Nothing gives Annabel Langbein more pleasure than growing her own food.
She’s been doing it since she was a hippie living up the Whanganui River at age 17 and since that golden time, it’s been a passion that has become a lifestyle.
Since making the permanent move to Wanaka from Auckland four years ago, she’s never been happier. “Living off the land is a lot of hard work but it’s also fun. It’s a very engaged physical life. My life is busier now and I’m fitter,” she says.
The lakeside 27-acre property that Langbein and husband Ted have owned since 1996 is now a swamp-free mecca with a beautiful garden as well as a view over the lake. Planted out with trees over the years on frequent family holidays south, Langbein admits Ted had a vision.

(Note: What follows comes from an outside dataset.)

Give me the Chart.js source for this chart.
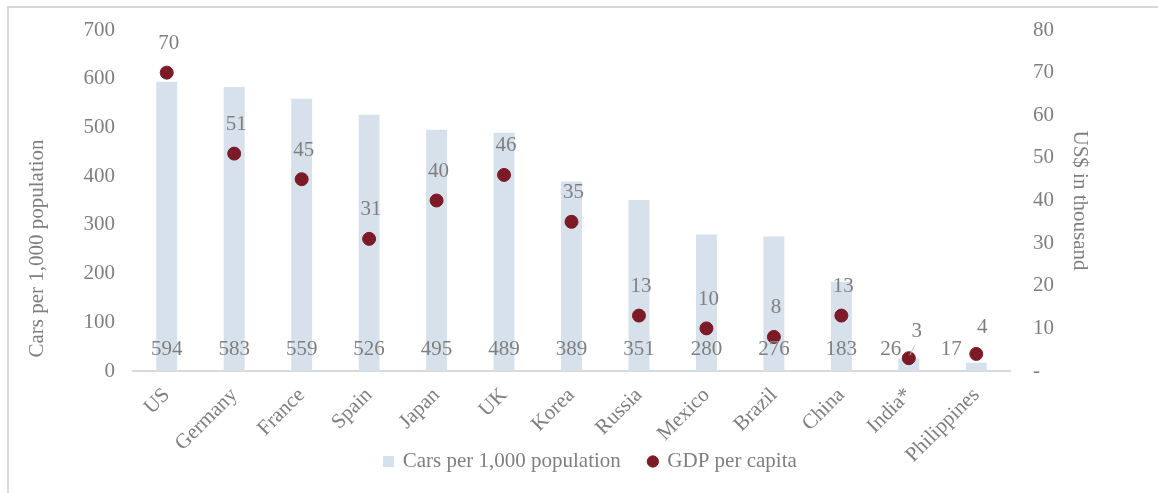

“He bought it without telling me. We were married and had small children and honestly I wanted to kill him. ‘What do you mean you’ve bought a bog on the side of the lake?’ It was just bracken, blackberry and rosehips. I looked at this land and I thought you have to be mad. And honestly, it was a feud for months. I was just furious with him because we didn’t have any money,” she says. “And now I’m the luckiest person in the world because he had the vision and it’s absolutely gorgeous. So I have to be very humble and say ‘thank you’.”
While most people – north and south – give up on gardening over winter, Langbein’s vegetable garden has fed the family through the colder months. “We’ve seen winter all the way through without having to buy vegetables. I’ve got rocket, lettuce, mâche, Brussels sprouts and broccoli – which I covered up so it wouldn’t freeze – beetroot and carrots. In the store, I’ve got garlic, onions and potatoes. There’s about 32 different plants that I can grow here during winter,” she says.
With a diploma in horticulture, Langbein understands the cycles and seasons of plants, and knowing daughter Rose and her boyfriend were homeward bound from New York, she planted a big winter garden in February.
Rose and Langbein produced Together which won a best book award at The Foodies NZ Food Media Awards in 2019.
A foodie, Rose, 27, shares her mother’s love of cooking but not gardening, though she is learning.